This tasting note has been translated from the original German text written by Peter Klingler for his blog Borwerk (a Hungarian-German word combination meaning “WineWorks”).
As if German is not tough enough, Peter’s distinctly short-hand style is not easy to transfer to English prose. We tried to make it readable and still retain the flavor of his personality.
Most striking at first: how inconspicuous both wines are. It seems as if the Kéknyelü – AKA Blaustengler in German – and the Hárslevelü as well, do justice to the name of the estate: Csendes Dűlő. Quiet, tranquil vineyard.

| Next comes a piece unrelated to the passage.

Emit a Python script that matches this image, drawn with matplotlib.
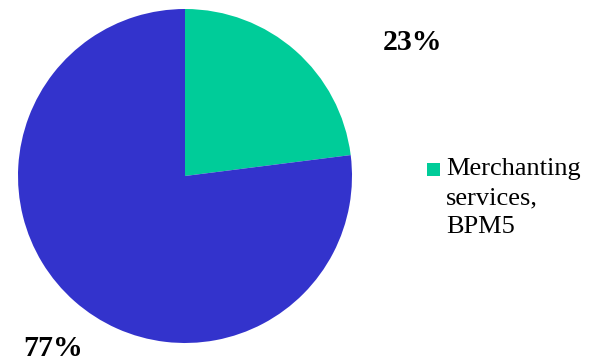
import matplotlib
matplotlib.use("Agg")
import matplotlib.pyplot as plt
from matplotlib.patches import Rectangle

# Share of merchanting services
categories = ["Merchanting services, BPM5", "Other"]
values = [23, 77]
pct_labels = ["23%", "77%"]
colors = ["#00CC99", "#3333CC"]

plt.rcParams["font.family"] = ["Liberation Serif", "DejaVu Serif"]

W, H = 589, 363
fig = plt.figure(figsize=(W / 100, H / 100), dpi=100)
ax = fig.add_axes([18 / W, 20 / H, 334 / W, 334 / H])

wedges, _ = ax.pie(values, colors=colors, startangle=90, counterclock=False,
                   radius=1.0, wedgeprops=dict(linewidth=0))
ax.set_xlim(-1, 1)
ax.set_ylim(-1, 1)
ax.set_aspect("equal")
ax.axis("off")

# Percentage labels outside the pie
label_pos = [(1.36, 0.80), (-0.79, -1.03)]
for (x, y), txt in zip(label_pos, pct_labels):
    ax.text(x, y, txt, ha="center", va="center", fontsize=21.5,
            fontweight="bold", color="black", clip_on=False)

# Legend: single entry for the merchanting slice
fig.patches.append(Rectangle((427 / W, 1 - 176 / H), 13 / W, 13 / H,
                             transform=fig.transFigure,
                             facecolor=wedges[0].get_facecolor(),
                             edgecolor="none"))
fig.text(446 / W, 1 - 158 / H, "Merchanting\nservices,\nBPM5",
         ha="left", va="top", fontsize=19, linespacing=1.42, color="black")

fig.savefig("out.png", dpi=100)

But unobtrusiveness and silence change over time. Formative for a specific style, if you can say that at all about one of the first vintages of a new producer on the fine wine market, the impression of a distinct character remains, nevertheless. This can simply be explained with time, or rather with their youth. In the first few minutes in the glass, both wines appear closed.
This changes over time, mainly with the Kéknyelû. After a few days it packs a bunch of flavors on top. The fruit remains rather sparse, pears, quince, yellow stone fruit, half-ripe and somewhat restrained. A fine mineral line, salt, pebbles, slightly smoky steel. Everything covered, settled, almost a little shy. The crystal clear acids, hitting the Kéknyelû at times a little bit over the limits, fit in quite well. But broadening through the varietal spices, almost untamed at first, adolescent-masculine flavors emerge without any cracks. This has something. Here slumbers more power and potential than one might assume in the beginning. Coherent and balanced, after all.
The Hárslevelű however remains longer in its youthful stage. Reserved, biding its time, it never quite leaves this phase completely. Indeed: it tastes a little harsh in the finish. Somber, dull-covered. But a little later cool, firmed, the fruit appears more clearly here, more mature, brighter: pear, peach compote, pineapple. Slightly diffuse while standing on broader legs, plus salt, soap, wax-coated straw and pleasantly unexcited acids. That was it – already. After or besides the Kéknyelű, the Hárslevelű inevitably looks like an underperfomer. Much broader, more powerful it will probably not become in the coming years. In the end, it’s very clearly structured and substantially more coherent and resting in itself, than many fat, high-percentage conspecifics from other producers, other regions.
No doubt. Still waters run deep. A first, gentle, and discreetly echoing exclamation mark by Csendes Dűlő, from the northern shore of lake Balaton (“flat lake” in German). That’s good. Serves this region well with its limited handful of interesting producers, today.